The legislation authorizes a tax credit for alcoholic beverage producers, distributors, and wholesalers who donate spent grain byproducts for agricultural use. Each eligible taxpayer may claim a credit of up to $30,000 annually. According to the Legislative Budget Board, if Texas producers had claimed the credit in calendar year 2024, it could have cost the state approximately $1.4 million. The projection assumes future claims would remain at about half that amount, with additional claims coming from distributors and wholesalers representing nonresident producers.

The bill does not impose significant fiscal implications on local governments. Administration of the tax credit will fall under the Texas Alcoholic Beverage Commission, which will be responsible for processing applications and verifying compliance. While the credit encourages beneficial environmental and agricultural practices, it does reduce overall tax revenue available to the state.

Vote Recommendation Notes

While HB 3336 is well-intentioned in its support for agricultural reuse and waste reduction, the bill presents several policy concerns that outweigh its benefits, particularly from the standpoint of tax equity, limited government, and fiscal responsibility. The measure introduces a targeted tax credit for a specific industry—alcoholic beverage producers and importers—for donating spent grain byproducts for agricultural use. While this promotes environmentally and economically beneficial practices, it does so through a selective incentive that undermines the neutrality and fairness of the state’s tax system.

First, the bill violates the principle of tax equity by granting a financial benefit exclusively to one class of businesses—breweries, distilleries, and distributors of liquor and malt beverages. Other industries that donate useful byproducts for similar agricultural or environmental purposes (such as food manufacturers, roasters, or grocers) are excluded from this benefit. Carve-outs of this kind erode the integrity of the tax code and create unequal treatment under the law, leading to a piecemeal system where tax benefits are allocated based on political or sectoral considerations rather than on broad, principled policy.

Second, the bill increases complexity within the tax code. While the credit is capped and administered by the Texas Alcoholic Beverage Commission (TABC), it adds an additional program for the agency to manage, along with associated rulemaking and application verification. Even small administrative expansions contribute to a growing web of narrowly tailored tax preferences that require oversight, enforcement, and ongoing bureaucratic attention. This runs counter to the goal of maintaining a lean, simplified regulatory structure and limited state intervention in private sector behavior.

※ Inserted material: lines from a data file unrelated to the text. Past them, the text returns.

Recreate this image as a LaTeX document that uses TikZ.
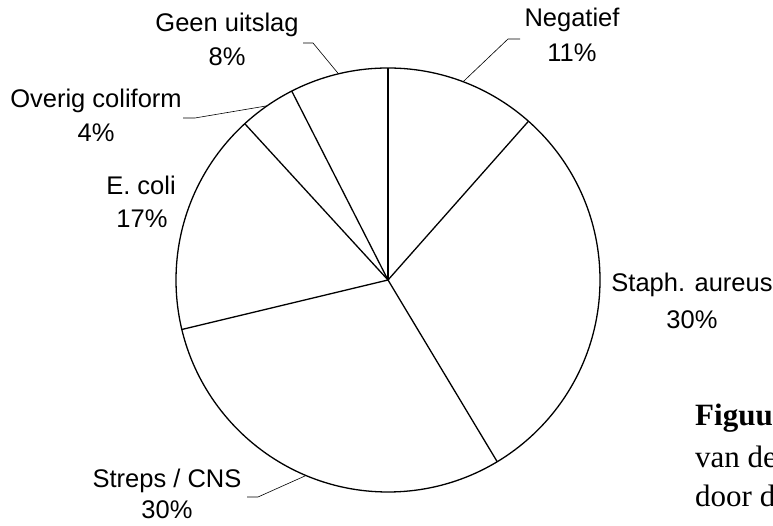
\documentclass[tikz,border=0pt]{standalone}
\usepackage{fontspec}
\setmainfont{Liberation Sans}
\newfontfamily\capfont{Liberation Serif}
\usetikzlibrary{calc}
\begin{document}
\begin{tikzpicture}[x=1pt,y=1pt,
  lbl/.style={font=\fontsize{25.5}{30}\selectfont, inner sep=0pt, anchor=base},
  capt/.style={font=\capfont\fontsize{31}{36}\selectfont, inner sep=0pt, anchor=base west},
  slice/.style={line width=1.3pt},
  leader/.style={line width=0.6pt}]
\useasboundingbox (0,0) rectangle (773,526);
\clip (0,0) rectangle (773,526);
\coordinate (c) at (388,246);
\draw[slice] (c) circle (212);
\foreach \a in {90,48.5,-59,-166.5,132.5,117} \draw[slice] (c) -- ++(\a:212);
% points on the rim for leaders
\path (c) ++(103.5:212) coordinate (pg);
\path (c) ++(124.75:212) coordinate (pov);
\path (c) ++(69.25:212) coordinate (pn);
\path (c) ++(-112.75:212) coordinate (ps);
% labels
\node[lbl] (geen) at (227,494) {Geen uitslag};
\node[lbl] (geenp) at (227,460) {8\%};
\node[lbl] (neg) at (572,499) {Negatief};
\node[lbl] (negp) at (572,464) {11\%};
\node[lbl] (ov) at (96,418) {Overig coliform};
\node[lbl] (ovp) at (96,384) {4\%};
\node[lbl] (ec) at (141,331) {E. coli};
\node[lbl] (ecp) at (142,298) {17\%};
\node[lbl] (st) at (692,234) {Staph. aureus};
\node[lbl] (stp) at (692,197) {30\%};
\node[lbl] (sc) at (167,38) {Streps / CNS};
\node[lbl] (scp) at (167,7) {30\%};
% leaders
\coordinate (lg) at (303,483);
\coordinate (lov) at (183,408);
\coordinate (ln) at (520,487);
\coordinate (ls) at (247,29);
\draw[leader] (lg) -- ++(10,0) -- (pg);
\draw[leader] (lov) -- ++(12,0) -- (pov);
\draw[leader] (ln) -- ++(-12,0) -- (pn);
\draw[leader] (ls) -- ++(11,0) -- (ps);
% caption (clipped at the right edge)
\node[capt, font=\capfont\bfseries\fontsize{31}{36}\selectfont] (fig) at (695,100) {Figuur};
\node[capt] (vande) at (695,58) {van de};
\node[capt] (door) at (695,19) {door d};
\end{tikzpicture}
\end{document}
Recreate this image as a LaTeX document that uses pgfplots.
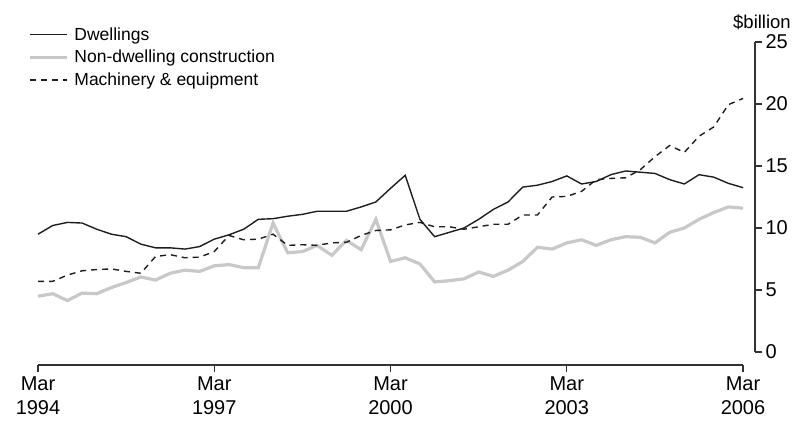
\documentclass[border=0pt]{standalone}
\usepackage{pgfplots}
\pgfplotsset{compat=1.18}
\usepackage{fontspec}
\setmainfont{Liberation Sans}

\pgfplotstableread{
q dw nd me
0 9.5 4.5 5.7
1 10.2 4.7 5.7
2 10.45 4.15 6.2
3 10.4 4.75 6.55
4 9.9 4.7 6.65
5 9.5 5.2 6.7
6 9.3 5.6 6.5
7 8.7 6.05 6.35
8 8.4 5.8 7.7
9 8.4 6.35 7.85
10 8.3 6.6 7.6
11 8.5 6.5 7.65
12 9.1 6.95 8.1
13 9.45 7.05 9.4
14 9.9 6.8 9.05
15 10.7 6.8 9.1
16 10.75 10.4 9.5
17 10.95 8.0 8.6
18 11.1 8.1 8.65
19 11.35 8.6 8.6
20 11.35 7.8 8.8
21 11.35 9.0 8.85
22 11.7 8.25 9.4
23 12.1 10.7 9.8
24 13.2 7.3 9.85
25 14.25 7.6 10.25
26 10.7 7.1 10.45
27 9.3 5.65 10.1
28 9.65 5.75 10.1
29 10.0 5.9 9.9
30 10.7 6.45 10.1
31 11.5 6.1 10.3
32 12.1 6.6 10.3
33 13.3 7.3 11.05
34 13.45 8.45 11.05
35 13.75 8.3 12.5
36 14.2 8.8 12.55
37 13.55 9.05 12.95
38 13.75 8.6 13.9
39 14.3 9.05 14.0
40 14.6 9.3 14.05
41 14.5 9.25 14.7
42 14.4 8.8 15.75
43 13.9 9.65 16.65
44 13.55 10.0 16.1
45 14.3 10.7 17.4
46 14.1 11.25 18.15
47 13.6 11.7 19.95
48 13.25 11.6 20.45
}\datatable

\definecolor{dwcol}{HTML}{1E1E1E}
\definecolor{ndcol}{HTML}{C8C8C8}
\definecolor{axcol}{HTML}{333333}

\begin{document}
\begin{tikzpicture}[font=\fontsize{17.5bp}{21bp}\selectfont]
\useasboundingbox (-38bp,-69bp) rectangle (756bp,352bp);
% main data axis, value scale on the right
\begin{axis}[
  scale only axis,
  width=717bp, height=310bp,
  xmin=0, xmax=48.81,
  ymin=0, ymax=25,
  axis x line=none,
  axis y line*=right,
  axis line style={axcol, line width=1.2bp},
  ytick={0,5,10,15,20,25},
  tick align=outside,
  major tick length=7bp,
  tick style={axcol, line width=1.2bp},
  yticklabel style={anchor=west, xshift=0bp, font=\fontsize{20bp}{24bp}\selectfont},
  /pgf/number format/assume math mode=true,
  clip=false,
  legend cell align=left,
  legend style={at={(-0.0139,1.054)}, anchor=north west, draw=none, fill=none,
    inner sep=0pt, row sep=4.5bp, font=\fontsize{17.5bp}{21bp}\selectfont,
    /tikz/every odd column/.append style={column sep=4bp}},
  legend image code/.code={\draw[#1] (0bp,0bp) -- (37bp,0bp);},
]
\addplot[dwcol, line width=1.4bp] table[x=q, y=dw] {\datatable};
\addlegendentry{Dwellings}
\addplot[ndcol, line width=3.2bp] table[x=q, y=nd] {\datatable};
\addlegendentry{Non-dwelling construction}
\addplot[dwcol, line width=1.4bp, dash pattern=on 6bp off 5bp] table[x=q, y=me] {\datatable};
\addlegendentry{Machinery \& equipment}
\node[anchor=south, inner sep=0pt, font=\fontsize{18.5bp}{22bp}\selectfont] at ([xshift=7bp, yshift=12bp]rel axis cs:1,1) {\$billion};
\end{axis}
% time axis, drawn apart below the plot
\begin{axis}[
  at={(0bp,-13bp)},
  scale only axis,
  width=705bp, height=10bp,
  xmin=0, xmax=48,
  ymin=0, ymax=1,
  hide y axis,
  axis x line*=bottom,
  axis line style={axcol, line width=1.2bp},
  xtick={0,12,24,36,48},
  xticklabels={{Mar\\1994},{Mar\\1997},{Mar\\2000},{Mar\\2003},{Mar\\2006}},
  xticklabel style={align=center, font=\fontsize{20bp}{24.5bp}\selectfont, yshift=-1bp},
  tick align=outside,
  major tick length=7bp,
  tick style={axcol, line width=1.2bp},
]
\end{axis}
\end{tikzpicture}
\end{document}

Third, although the bill does not increase taxes, it imposes an estimated $1.76 million per year reduction in General Revenue through forgone alcohol tax collections. This recurring fiscal impact, while modest in isolation, represents a loss of flexible funding that could otherwise support core state priorities or be returned to taxpayers through broader relief. Especially when viewed in the context of a growing number of industry-specific tax expenditures, this approach strains long-term budget discipline and accountability.

Lastly, setting a precedent for targeted credits invites a cascade of similar requests from other sectors, further distorting the market and politicizing tax policy. The role of the state should be to create a level playing field, not to micromanage or reward specific industries through selective tax incentives.

In summary, HB 3336 raises legitimate concerns about fairness, government scope, and fiscal prudence. While the environmental and agricultural goals of the bill are commendable, its method—delivering targeted tax relief to a single industry—runs contrary to sound conservative fiscal and tax policy. For these reasons, Texas Policy Research recommends that lawmakers vote NO on HB 3336.

  • Individual Liberty: The bill does not compel action; it offers a voluntary tax credit to those who choose to donate spent grain. This respects the freedom of producers to make decisions based on their values and operational preferences. However, it could be argued that when the tax code offers selective benefits, it shifts liberty from being universal to contingent on government favor, which erodes the equal application of law. Those in other industries making similar donations receive no such consideration, limiting their relative freedom to benefit from comparable behavior.
  • Personal Responsibility: The bill encourages responsible behavior, specifically, the sustainable disposal of byproducts in a way that supports agriculture and reduces waste. It rewards businesses that choose to go the extra mile to donate spent grain, rather than discarding it. In this way, it affirms a personal and corporate ethic of contributing to broader community and environmental health.
  • Free Enterprise: The bill does not impose restrictions or mandates. It uses a market-based incentive to encourage cooperation between two sectors: alcohol production and agriculture. By lowering the cost of donation, it could promote new market relationships and increase efficiency in resource use. However, offering tax credits to just one sector distorts the playing field, giving alcohol producers an edge that other industries do not receive. This risks undermining the principle of a neutral, non-interventionist government in the marketplace.
  • Private Property Rights: The bill respects and reinforces private property rights by encouraging, rather than mandating, producers to use their byproducts in a certain way. Businesses retain full control over how they dispose of spent grain. The state does not confiscate, regulate, or reclassify the byproducts; it simply offers an incentive if producers choose to donate them.
  • Limited Government: Here lies the strongest concern for opponents, grounded in liberty principles. The bill adds a new credit to the tax code, narrowing the base, grants rulemaking authority to TABC, increasing administrative complexity, risks prompting additional carve-outs in the future, and growing the tax expenditure footprint of the state. Though the program is modest in scope, it moves away from the principle that government should be restrained, neutral, and generally hands-off in how private businesses operate or how benefits are distributed.